View Full Version : What is proper form?

Neal Winkler
07-20-2007, 02:41 PM
How does one determine what constitutes proper form for an exercise?

I imagine it's something like biomechanical efficiency and minimizing insult to tissues, but I'm wondering if when two people disagree about form, are they just disagreeing with those two things (or some other addition whatever it may be) or are do they disagree about the fundamental priniciple of what it means to be proper?

Chris Forbis
07-20-2007, 04:32 PM
This sounds like a question one would hear in philosophy class.

Here's my amateur response. It is here to be ripped to shreds by those following.

1. Accomplishing the defined ROM of the lift in as efficient manner as possible.
2. Doing so with minimal risk of injury.

Neal Winkler
07-20-2007, 04:46 PM
This sounds like a question one would hear in philosophy class.

Hey, you can't have a forum for exercise technique without knowing what it means for technique to be proper, can you? :) Plus I don't think this question will be as difficult to solve as other philosophy questions.

Now that I think about it more, I think we need to add 3) Work the desired muscle groups according to 4) the intended force/velocity relationship.

I'm glad you added "defined range of motion" into your definition, because I was expecting someone to say that the exercise has to go through a full range of motion. That obviously can't be right because there reasons for dong partials.

Allen Yeh
07-23-2007, 07:42 AM
Neal, for some reason or another I found myself thinking about this question over the weekend here's a few thoughts to further muddy the waters.

1. Proper form in what context? For general health? Bodybuilding? Powerlifting? Olympic weightlifting? For sport?

While almost every one of those have some similiarities, doing something slightly different will be more beneficial for people focused on each.
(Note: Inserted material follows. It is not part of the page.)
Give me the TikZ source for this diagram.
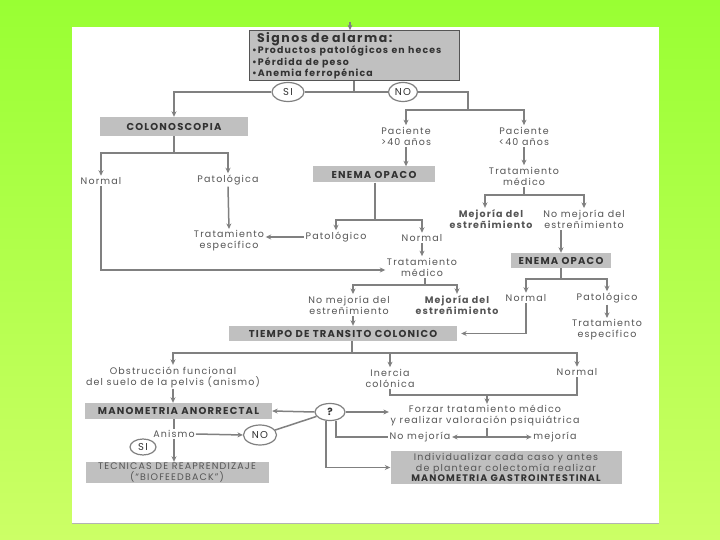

In bodybuilding especially partial reps will elicit more hypertrophy than doing "proper form" would. That's better for the bodybuilder because that's his goal and what he needs contest day.

What I said above though doesn't make sense because if you were observing someone working out, without any obvious cues how would you know what context a person is working out for as opposed to doing the movement wrong and harming themselves?

A good example I found recently is the kb/db swing.

1. Hard style - emphasis on hip snap
2. GS style - emphasis on energy conservation but completing the movement
3. "bodybuilding" style - emphasis less on both of the above but using momentum to do a very heavy front shoulder raise.

Out of the 3 it seems that the 3rd seems to be the one with the most possibility of being "bad" but the guy who advocated that style (Christian Thibedeau) isn't exactly an idiot either.

Yael Grauer
07-23-2007, 09:01 AM
In addition to doing the movement wrong and hurting yourself, there's also the whole doing it wrong so it's quicker and easier thing. If you do say 500 Thai kicks it certainly is tempting. Or partial squats when you started out doing full squats--it probably won't hurt you too much to do 20 partial air squats at the end of a set, but it's still not the form you started with and set out to do...

Robb Wolf
07-23-2007, 03:12 PM
I was not going to touch this one...seems like a perfect question for Barry Cooper....but he said he'd never post here, so considering the above smarty-pants contributions...I'd say the form the provides the greatest benefit based on ones intended goals.

Greg Everett
07-26-2007, 09:06 AM
yeah everyone's pretty much said it in one way or another. "proper" is entirely contextual. So what form we want will be determined by the circumstances, including the athlete's abilities and limitations, the desired training effect, the equipment available, etc.

So to answer you final question, usually people disagree about form because they're 1) stupid, 2) ignorant of the circumstances, and/or 3) stupid.

The squat is a perfect example. There's a new Oly vs. Rip squat debate on the CF forum about every 3 minutes. But everyone involved is using the squat to achieve different things, so the arguments made tend to be entirely useless.